I’m sorry you saw things you didn’t want to see–but there are people paying rent and creating work that (in many cases) is real and fulfilling for them on the other end of that, and Patreon is probably saving their life right now.
I feel like I have to defend myself. Since I have opened up another thread that may sound like a threat to people who believe they are creating “adult art” (whatever that is - I was way more interested in “erotic” when I was a kid in my mid-20s than I am today, that I finally think I am almost an adult - many decades later).
It is not about banning “erotic” art from Patreon. It is about giving people a choice - not even necessarily whether they have to see an uncovered naked underarm (beware, your kids may die from seeing that!), no - but to be allowed to see something else, too! I used to say that I am not interested in Facebook because there’s only pictures of cats in there. Now I feel like a picture of a cat every once in a while would be a relief - and that tells me there is something wrong.
The problem that some - sorry, I have to say this: ADULTS - are having is not with “sexy images” (whether an image is “sexy” or not is another debate and whether it is enough to show a tanned buttom to call a picture “art” is yet another one). The problem is that you get drowned in ever-the-same stuff. The web is full with “sexy art”, from half naked men selling dish washers to half naked women selling SUVs.
It is BORING. At some point in life you just want to have some variety in what you see.
Again, in case this didn’t make it through:
I am fine with “erotic” art. I am fine with naked people. I love being nude in my house and in my garden. I give a damn if a neighbor sees me - they have their houses, they can look the other way. As a kid I was used to seeing naked people at the beach (I guess that’s not possible any more today?) or in the pool. If you think that nudity gives your drawings/photos/whatever a touch of art - COOL. Be as nude as you want to.
But allow me to be not interested. Allow me to see the flaws in the drawings, see the bad lighting in the picture, see that you didn’t care for the background enough, see that the montage doesn’t work, see that your body posture hints at you having or soon having a hurting back. Allow me to see MORE than just nudity.
I am really, honestly sorry if you or your friends or colleagues are getting banned from anywhere because they show “erotic” pictures, nudity or whatsnot (I am not talking about porn, I do get the sentiments about that). I wish I could help. Again, just because someone is half-naked doesn’t make a picture of him/her art, but that’s not for me to decide: If you need my paypal address to get money for showing your grandfather in shorts for the erotic touch, I volunteer to cooperate with no fees attached.
Don’t misunderstand my original point. I am absolutely against censorship. I don’t mind whatever people do (although there are some things I like to choose to not see at times - which makes sensible categorisation necessary).
My original point is, that young ladies dressed up for titillating selfies or for photo shoots (or people hawking ‘bondage training’) should not be categorised as photographers… Nothing wrong with a bit of titillation, but let’s call it what it really is…

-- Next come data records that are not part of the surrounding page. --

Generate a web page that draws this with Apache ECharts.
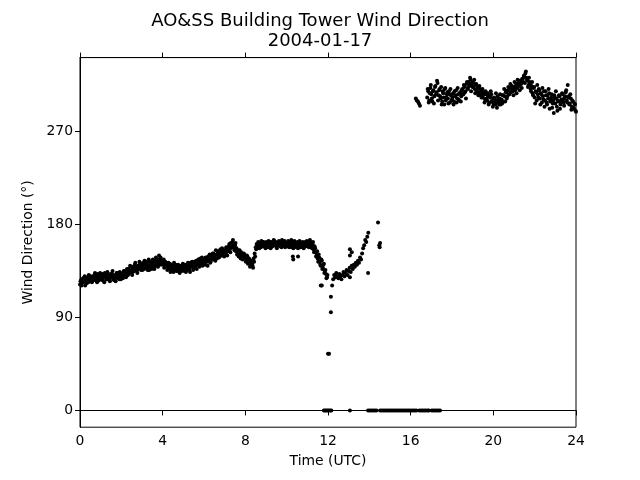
<!DOCTYPE html>
<html>
<head>
<meta charset="utf-8">
<script src="https://cdn.jsdelivr.net/npm/echarts@6/dist/echarts.min.js"></script>
<style>html,body{margin:0;padding:0;background:#fff;}#c{width:640px;height:480px;}</style>
</head>
<body>
<div id="c"></div>
<script>
// ---- data (hours UTC, wind direction in degrees) ----
const titleText = "AO&SS Building Tower Wind Direction\n2004-01-17";
const xTicks = [0, 4, 8, 12, 16, 20, 24];
const yTicks = [0, 90, 180, 270];
const stepH = 0.05;

// 00:00 - 11:57, every 0.05 h
const dirAStart = 0;
const dirA = [
 122,126,124,128,125,121,127,129,124,126,130,127,125,129,131,126,128,132,127,129,
 131,128,126,130,133,129,127,131,128,125,130,132,128,126,131,129,133,130,127,131,
 129,133,131,135,132,130,134,137,133,139,136,134,138,141,137,135,140,138,142,136,
 139,143,137,141,138,144,140,136,142,139,143,141,137,145,140,143,146,141,148,144,
 142,146,140,143,139,141,137,142,138,136,140,143,137,139,135,141,138,136,140,137,
 139,135,138,141,136,140,137,143,139,141,138,144,140,137,143,146,141,144,148,142,
 145,141,147,144,149,146,143,150,147,152,148,145,151,154,149,152,156,150,153,151,
 155,152,157,154,159,156,162,158,165,157,160,154,151,155,152,149,153,150,147,151,
 148,145,149,143,146,141,144,140,147,152,158,161,159,162,160,158,161,163,159,161,
 160,162,158,161,163,159,162,160,164,161,159,162,160,163,161,158,162,160,164,161,
 162,159,161,163,160,158,161,163,159,162,160,157,161,159,162,160,158,161,163,160,
 159,162,160,163,158,161,156,159,153,150,147,151,144,140,145,138,142,135,132,129
];
// 00:01:30 - 11:58:30, every 0.05 h (readings in between)
const dirA2Start = 0.025;
const dirA2 = [
 125,121,127,124,130,126,123,128,131,125,128,124,130,127,133,129,124,130,126,133,
 127,132,129,124,131,127,134,128,126,132,129,135,127,130,125,133,128,131,134,127,
 132,128,135,133,129,137,131,135,140,134,131,139,135,143,139,133,137,144,138,141,
 136,141,145,138,143,136,146,139,144,137,146,139,144,148,142,139,150,143,145,141,
 145,138,144,141,136,143,139,134,141,139,134,137,141,135,140,137,133,139,135,142,
 136,141,134,139,143,137,134,140,144,136,142,139,145,141,146,139,147,143,140,146,
 142,148,145,140,146,151,144,148,152,146,150,155,147,151,148,155,150,157,154,149,
 153,158,150,156,161,153,159,163,160,155,162,157,153,149,155,147,151,146,152,148,
 144,150,142,147,139,145,142,138,144,149,156,159,163,157,161,164,159,163,160,157,
 163,159,164,160,157,163,159,165,160,163,157,161,164,159,162,165,160,163,158,162,
 159,164,158,161,165,162,157,164,160,158,163,160,164,158,161,163,157,162,159,164,
 162,158,165,160,157,163,153,157,149,154,144,148,141,146,137,141,133,136,128,131
];

// 12:15 - 13:57 recovery, every 0.05 h
const dirBStart = 12.25;
const dirB = [
 127,131,129,133,130,128,132,130,127,131,134,130,133,136,131,135,138,134,140,137,
 141,139,143,141,145,143,148,146,152,157,160,165,163,168,172
];

// 16:15 - 24:00, every 0.05 h (null = no reading)
const dirCStart = 16.25;
const dirC = [
 302,300,299,297,295,null,null,null,null,null,null,
 303,309,300,312,306,299,310,304,314,308,317,305,311,302,296,309,303,311,300,306,302,309,298,305,
 301,307,299,304,310,302,306,300,308,304,311,306,313,309,316,312,318,314,320,316,
 313,317,311,315,309,313,307,311,305,309,303,307,301,306,300,304,298,303,306,300,
 297,302,296,300,304,298,302,296,301,305,299,304,308,302,310,306,312,308,314,309,
 313,310,316,312,317,314,319,316,321,318,323,326,322,319,315,318,311,314,307,312,
 303,309,300,306,311,302,307,298,304,309,300,305,296,302,307,299,303,293,300,305,
 297,302,290,299,304,296,301,306,298,303,308,300,315,304,297,302,294,299,292,296,289
];
// 16:49:30 - 23:58:30, every 0.05 h (readings in between)
const dirC2Start = 16.825;
const dirC2 = [
 311,298,307,315,302,309,297,313,306,319,300,310,304,313,299,307,296,312,303,308,
 297,306,311,300,303,296,309,305,298,312,301,307,299,310,306,315,308,302,318,311,
 316,322,309,318,313,320,307,316,311,305,314,308,303,311,306,298,309,302,307,296,
 305,309,299,294,303,298,307,293,301,296,306,300,297,305,311,299,309,304,313,306,
 316,309,311,305,318,313,307,320,315,310,317,312,321,324,317,328,320,313,322,316,
 309,318,305,313,297,308,315,303,310,296,306,312,301,294,309,298,305,311,292,301,
 306,297,288,303,309,294,300,305,292,298,307,301,295,304,310,298,303,296,306,291,
 300,293,297,290
];

// isolated readings
const extraTime = [10.30, 10.32, 10.55, 11.65, 11.70, 12.00, 12.05, 12.14, 12.14, 12.20, 13.06, 13.06, 13.15, 13.06, 13.94, 14.42, 14.48, 14.50, 14.52];
const extraDir  = [149,   146,   149,   121,   121,   55,    55,    110,   95,    121,   150,   156,   153,   129,   133,   182,   160,   158,   162];

// calm (0 deg) readings
const zeroTime = [
 11.80,11.86,11.92,11.98,12.04,12.10,12.16,13.06,
 13.94,14.02,14.10,14.18,14.26,14.34,
 14.52,14.60,14.68,14.76,14.84,14.92,15.00,15.08,15.16,15.24,15.32,15.40,15.48,15.56,15.64,15.72,15.80,15.88,15.96,16.04,16.12,16.20,16.28,
 16.42,16.50,16.58,16.66,16.74,16.82,16.88,
 17.02,17.10,17.18,17.26,17.34,17.42
];

// ---- build series data ----
function seg(start, vals) {
  const out = [];
  vals.forEach((v, i) => { if (v !== null) out.push([+(start + i * stepH).toFixed(3), v]); });
  return out;
}
const points = []
  .concat(seg(dirAStart, dirA))
  .concat(seg(dirA2Start, dirA2))
  .concat(seg(dirBStart, dirB))
  .concat(seg(dirCStart, dirC))
  .concat(seg(dirC2Start, dirC2))
  .concat(extraTime.map((t, i) => [t, extraDir[i]]))
  .concat(zeroTime.map(t => [t, 0]));

const FONT = 'DejaVu Sans';
const chart = echarts.init(document.getElementById('c'), null, {renderer: 'canvas'});
chart.setOption({
  animation: false,
  backgroundColor: '#ffffff',
  title: {
    text: titleText,
    left: 'center',
    top: 6,
    textStyle: {fontFamily: FONT, fontSize: 18, fontWeight: 'normal', color: '#000', lineHeight: 20.5}
  },
  grid: {left: 80, top: 57.6, width: 496, height: 369.6, show: true, borderColor: '#000', borderWidth: 1, backgroundColor: 'transparent'},
  xAxis: [{
    type: 'value', min: 0, max: 24, interval: 4,
    name: 'Time (UTC)', nameLocation: 'middle', nameGap: 27,
    nameTextStyle: {fontFamily: FONT, fontSize: 13.9, color: '#000'},
    axisLine: {show: true, lineStyle: {color: '#000', width: 1}},
    axisTick: {show: true, inside: false, length: 5, lineStyle: {color: '#000'}},
    axisLabel: {fontFamily: FONT, fontSize: 13.9, color: '#000', margin: 7, customValues: xTicks},
    splitLine: {show: false}
  }, {
    type: 'value', min: 0, max: 24, interval: 4, position: 'top',
    axisLine: {show: true, lineStyle: {color: '#000', width: 1}},
    axisTick: {show: true, inside: false, length: 5, lineStyle: {color: '#000'}},
    axisLabel: {show: false},
    splitLine: {show: false}
  }],
  yAxis: {
    type: 'value', min: -16.2, max: 341.5,
    name: 'Wind Direction (°)', nameLocation: 'middle', nameGap: 40,
    nameTextStyle: {fontFamily: FONT, fontSize: 13.9, color: '#000'},
    axisLine: {show: true, lineStyle: {color: '#000', width: 1}},
    axisTick: {show: true, inside: false, length: 5, lineStyle: {color: '#000'}, customValues: yTicks},
    axisLabel: {fontFamily: FONT, fontSize: 13.9, color: '#000', margin: 7, customValues: yTicks},
    splitLine: {show: false}
  },
  series: [{
    type: 'scatter',
    xAxisIndex: 0,
    data: points,
    symbol: 'circle',
    symbolSize: 4,
    itemStyle: {color: '#000', opacity: 1},
    clip: true
  }]
});
</script>
</body>
</html>
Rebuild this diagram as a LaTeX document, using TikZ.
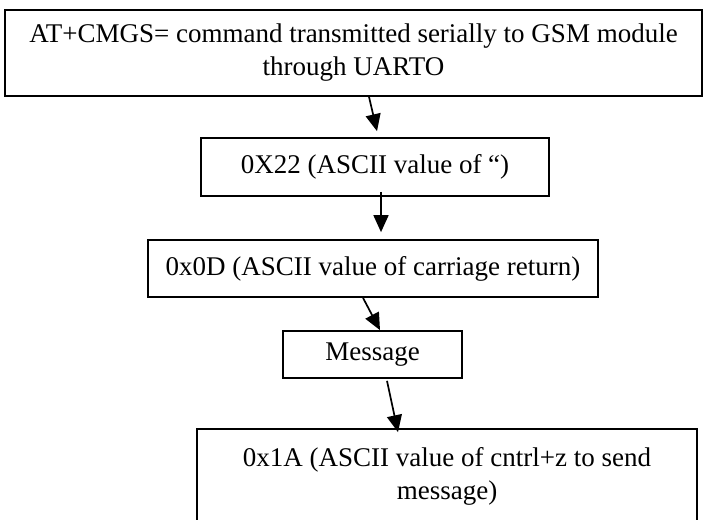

These two issues are wildly unrelated, but I’d still like to address them.
Tackling the issue of neglected Patreon projects, I think these projects naturally float toward the bottom of the search results, but it is something that Patreon can address at their own leisure. I don’t think this is a serious enough issue to require any urgent action on Patreon’s part.
As for creators of NSFW content using Patreon as a method for supporting their work, this is a much touchier subject. Given everyone involved in these exchanges is an adult I am inclined to say they should be allowed to do whatever they want with their art or money. I get a slight impression of jealousy from the lamentation that many of the top Patreon pages contain at least some NSFW content, but I don’t think that is the crux of the issue. It’s really up to Patreon’s discretion whether they want to allow creators who do NSFW content, just as it is up to the patrons discretion whether they want to support said creators. While I understand your frustration in finding a purely SFW creator, the reality of the situation both within and without Patreon is that virtually all artists create NSFW content at some point in their careers and consumers enjoy seeing this content both for education and titillation.
Under NO circumstances should Patreon outsource curation of their content to third parties outside of Patreon itself. At that point Patreon is no longer a company in control of their own website and are going to have to spend more time moderating their moderators than they would actually moderating their website without them. As it stands, the fact that Patreon allows a wide variety of both purely SFW, NSFW, and everything in between from their creators is a good thing for both the patrons and the creators.
It should also be noted that you already will not see NSFW creators in your search feeds unless you opt-in to see said NSFW creators (now some creators not properly tagging their pages as being NSFW is more of an issue for the moderation staff to politely address rather than a more heavy handed response).
Don’t be ridiculous… That assertion is quite insulting. It also seems to suggest you have missed the entire point of both my original post and the message above this one.
Honestly, tl;dr, more category and subcategory options would be good.
It gives creators more ways to classify themselves, and an easier way for users to find creators they want. A ‘cosplay’ category would be great and keep things distinct from the photography category.
This discussion shouldn’t have so much to do with NSFW. The issue of the cosplayers with less professional photography appearing in the photography category has little do to with the fact that they’re NSFW, and more with the fact that it’s not the best classification for them.
Just a quick note that this is something Patreon has been researching and exploring. I don’t have any timelines on when this will change, but there is a wider range of creator types than one could possibly anticipate and the system has to be usable. I’ll share once I have any updates on that.
As long as NSFW work is still allowed here I don’t think many people will complain about it being divided (though kept equal) with SFW stuff.
I write things which can be NSFW sometimes and I believe when I signed up I indicated as such so my Patreon isn’t searchable, I believe you can only get to it knowing the URL or having a direc link. I might be wrong though.
What previous people were saying is true though. The options for honest and hard-working creators of NSFW work are very limited.
My two cents: Make people opt IN to having their searches scrubbed of adult content. If somebody’s really going to get offended by seeing some skin (real or drawn), they can proactively CHOOSE to see only a child-safe feed. Putting creators of NSFW content into an adults-only ghetto is a sure-fire way to cut them off from people who would happily support their work.